▶ _Exercise requirements_: Copy the lines from the start of the records below through the line containing "const negativeValues = [2.882, 3.224, 2.85, 2.85, 3.62];", both included, and leave out the pictures.
+---+
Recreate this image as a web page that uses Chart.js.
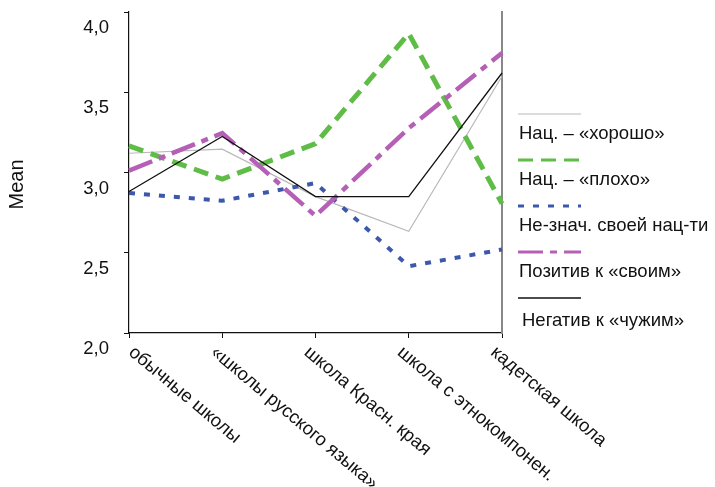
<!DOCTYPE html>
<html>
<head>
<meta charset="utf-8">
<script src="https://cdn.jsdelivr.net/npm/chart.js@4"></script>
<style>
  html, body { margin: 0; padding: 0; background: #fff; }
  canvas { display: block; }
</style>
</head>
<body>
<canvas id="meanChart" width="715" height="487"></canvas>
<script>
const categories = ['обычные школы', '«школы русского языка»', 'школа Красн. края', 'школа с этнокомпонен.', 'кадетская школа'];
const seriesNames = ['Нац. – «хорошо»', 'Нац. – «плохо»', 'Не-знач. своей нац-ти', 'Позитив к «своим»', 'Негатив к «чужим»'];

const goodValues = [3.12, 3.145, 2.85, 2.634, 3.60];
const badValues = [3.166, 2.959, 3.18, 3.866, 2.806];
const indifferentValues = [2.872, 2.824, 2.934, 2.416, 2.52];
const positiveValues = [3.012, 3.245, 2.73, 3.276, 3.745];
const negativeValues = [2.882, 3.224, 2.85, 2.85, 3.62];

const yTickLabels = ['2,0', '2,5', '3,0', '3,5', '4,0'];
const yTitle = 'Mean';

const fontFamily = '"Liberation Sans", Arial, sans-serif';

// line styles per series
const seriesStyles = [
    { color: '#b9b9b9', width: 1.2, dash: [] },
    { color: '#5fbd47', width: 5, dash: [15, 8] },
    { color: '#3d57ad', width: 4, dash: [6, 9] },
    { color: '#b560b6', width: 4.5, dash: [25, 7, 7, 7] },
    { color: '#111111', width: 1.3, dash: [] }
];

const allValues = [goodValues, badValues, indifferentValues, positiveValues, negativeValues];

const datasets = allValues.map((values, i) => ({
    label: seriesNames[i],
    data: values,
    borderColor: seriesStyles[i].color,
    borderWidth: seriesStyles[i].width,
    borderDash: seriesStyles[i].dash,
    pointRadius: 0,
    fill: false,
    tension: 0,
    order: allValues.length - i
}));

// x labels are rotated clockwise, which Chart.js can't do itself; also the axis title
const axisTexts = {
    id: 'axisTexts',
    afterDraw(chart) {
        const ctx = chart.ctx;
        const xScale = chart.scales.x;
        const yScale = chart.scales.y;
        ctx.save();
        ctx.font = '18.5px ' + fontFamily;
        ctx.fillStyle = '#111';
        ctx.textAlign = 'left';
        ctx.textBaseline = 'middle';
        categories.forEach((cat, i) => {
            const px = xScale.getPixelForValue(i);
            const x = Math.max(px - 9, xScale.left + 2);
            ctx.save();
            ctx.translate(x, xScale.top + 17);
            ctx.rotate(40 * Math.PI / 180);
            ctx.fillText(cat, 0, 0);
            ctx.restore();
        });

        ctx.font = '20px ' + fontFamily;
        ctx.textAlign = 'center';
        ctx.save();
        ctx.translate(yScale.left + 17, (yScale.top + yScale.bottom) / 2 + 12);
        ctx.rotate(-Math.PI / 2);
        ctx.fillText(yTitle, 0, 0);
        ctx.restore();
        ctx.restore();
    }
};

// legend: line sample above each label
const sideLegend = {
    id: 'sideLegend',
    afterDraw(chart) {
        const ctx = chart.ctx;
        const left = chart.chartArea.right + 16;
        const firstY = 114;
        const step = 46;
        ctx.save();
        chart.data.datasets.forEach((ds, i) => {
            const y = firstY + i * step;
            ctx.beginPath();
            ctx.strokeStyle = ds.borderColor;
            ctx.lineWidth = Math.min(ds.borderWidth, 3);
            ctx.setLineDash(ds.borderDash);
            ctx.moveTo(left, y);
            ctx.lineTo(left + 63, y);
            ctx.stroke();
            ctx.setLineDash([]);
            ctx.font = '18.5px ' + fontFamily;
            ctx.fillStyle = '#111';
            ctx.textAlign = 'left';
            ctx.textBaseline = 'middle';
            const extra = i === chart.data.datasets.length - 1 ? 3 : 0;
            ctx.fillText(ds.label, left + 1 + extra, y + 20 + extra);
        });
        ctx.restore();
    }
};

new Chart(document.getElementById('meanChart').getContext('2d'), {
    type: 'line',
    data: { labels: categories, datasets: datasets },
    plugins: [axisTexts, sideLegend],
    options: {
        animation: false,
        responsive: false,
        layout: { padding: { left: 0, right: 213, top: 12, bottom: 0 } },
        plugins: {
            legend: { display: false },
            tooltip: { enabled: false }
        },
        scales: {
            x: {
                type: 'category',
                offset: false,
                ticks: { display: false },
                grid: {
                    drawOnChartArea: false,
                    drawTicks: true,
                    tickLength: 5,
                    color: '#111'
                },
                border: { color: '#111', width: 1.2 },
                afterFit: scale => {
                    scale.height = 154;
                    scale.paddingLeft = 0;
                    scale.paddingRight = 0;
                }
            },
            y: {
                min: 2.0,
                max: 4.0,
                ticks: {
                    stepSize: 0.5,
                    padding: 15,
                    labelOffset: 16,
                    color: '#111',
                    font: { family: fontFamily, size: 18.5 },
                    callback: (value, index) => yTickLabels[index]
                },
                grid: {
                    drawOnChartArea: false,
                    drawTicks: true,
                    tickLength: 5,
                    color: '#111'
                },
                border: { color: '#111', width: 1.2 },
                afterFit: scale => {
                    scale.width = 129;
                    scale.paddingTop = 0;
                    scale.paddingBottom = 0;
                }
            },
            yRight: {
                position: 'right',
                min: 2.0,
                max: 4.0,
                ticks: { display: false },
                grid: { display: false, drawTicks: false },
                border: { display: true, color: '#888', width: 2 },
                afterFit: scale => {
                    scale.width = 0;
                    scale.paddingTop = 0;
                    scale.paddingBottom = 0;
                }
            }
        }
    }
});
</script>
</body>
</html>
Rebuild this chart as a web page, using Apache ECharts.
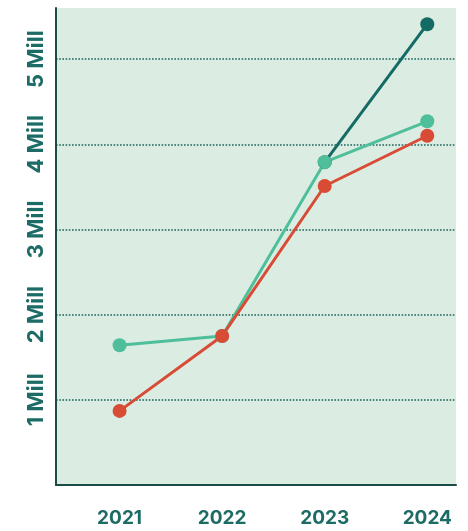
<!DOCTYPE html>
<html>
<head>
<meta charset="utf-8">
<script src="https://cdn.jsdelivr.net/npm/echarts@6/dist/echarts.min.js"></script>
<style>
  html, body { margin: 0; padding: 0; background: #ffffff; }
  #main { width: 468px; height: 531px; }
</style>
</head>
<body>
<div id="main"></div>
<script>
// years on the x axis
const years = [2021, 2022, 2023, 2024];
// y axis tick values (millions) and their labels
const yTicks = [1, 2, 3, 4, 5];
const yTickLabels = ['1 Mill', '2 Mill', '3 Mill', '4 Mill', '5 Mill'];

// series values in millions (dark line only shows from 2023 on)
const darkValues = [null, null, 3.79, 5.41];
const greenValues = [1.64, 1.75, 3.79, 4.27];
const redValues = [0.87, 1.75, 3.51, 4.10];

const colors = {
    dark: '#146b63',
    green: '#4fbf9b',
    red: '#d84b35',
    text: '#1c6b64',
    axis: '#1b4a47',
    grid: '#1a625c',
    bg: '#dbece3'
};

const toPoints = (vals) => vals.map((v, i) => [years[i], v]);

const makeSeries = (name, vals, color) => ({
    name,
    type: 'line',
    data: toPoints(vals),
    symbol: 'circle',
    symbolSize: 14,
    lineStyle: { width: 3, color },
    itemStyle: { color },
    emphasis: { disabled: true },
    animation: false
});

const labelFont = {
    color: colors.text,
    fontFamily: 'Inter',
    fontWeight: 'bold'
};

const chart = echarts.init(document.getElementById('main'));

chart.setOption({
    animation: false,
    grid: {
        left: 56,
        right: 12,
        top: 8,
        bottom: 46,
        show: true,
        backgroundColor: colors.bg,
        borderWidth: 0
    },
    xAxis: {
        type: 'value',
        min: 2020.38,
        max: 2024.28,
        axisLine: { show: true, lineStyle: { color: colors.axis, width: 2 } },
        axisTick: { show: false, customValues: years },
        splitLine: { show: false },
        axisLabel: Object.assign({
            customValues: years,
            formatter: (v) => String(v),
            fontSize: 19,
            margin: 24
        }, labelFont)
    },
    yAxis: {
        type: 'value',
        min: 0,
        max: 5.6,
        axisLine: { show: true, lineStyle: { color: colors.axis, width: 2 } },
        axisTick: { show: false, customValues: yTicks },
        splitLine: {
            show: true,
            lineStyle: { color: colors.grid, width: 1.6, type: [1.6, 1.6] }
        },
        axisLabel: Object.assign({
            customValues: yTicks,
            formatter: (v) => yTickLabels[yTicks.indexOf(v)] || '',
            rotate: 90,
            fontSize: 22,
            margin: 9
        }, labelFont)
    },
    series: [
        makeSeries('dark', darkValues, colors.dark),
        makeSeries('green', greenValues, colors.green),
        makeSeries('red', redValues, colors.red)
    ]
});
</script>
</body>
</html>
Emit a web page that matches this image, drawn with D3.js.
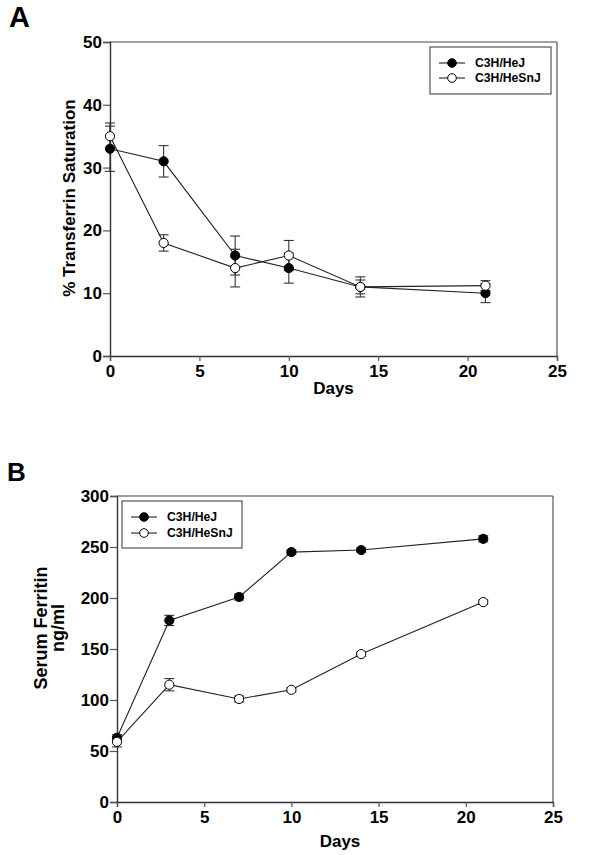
+---+
▶ _Response to the task_:
Recreate this image as a web page that uses Chart.js.
<!DOCTYPE html>
<html>
<head>
<meta charset="utf-8">
<script src="https://cdn.jsdelivr.net/npm/chart.js@4"></script>
<style>
  html, body { margin: 0; padding: 0; background: #fff; }
  canvas { display: block; }
</style>
</head>
<body>
<canvas id="meanChart" width="715" height="487"></canvas>
<script>
const categories = ['обычные школы', '«школы русского языка»', 'школа Красн. края', 'школа с этнокомпонен.', 'кадетская школа'];
const seriesNames = ['Нац. – «хорошо»', 'Нац. – «плохо»', 'Не-знач. своей нац-ти', 'Позитив к «своим»', 'Негатив к «чужим»'];

const goodValues = [3.12, 3.145, 2.85, 2.634, 3.60];
const badValues = [3.166, 2.959, 3.18, 3.866, 2.806];
const indifferentValues = [2.872, 2.824, 2.934, 2.416, 2.52];
const positiveValues = [3.012, 3.245, 2.73, 3.276, 3.745];
const negativeValues = [2.882, 3.224, 2.85, 2.85, 3.62];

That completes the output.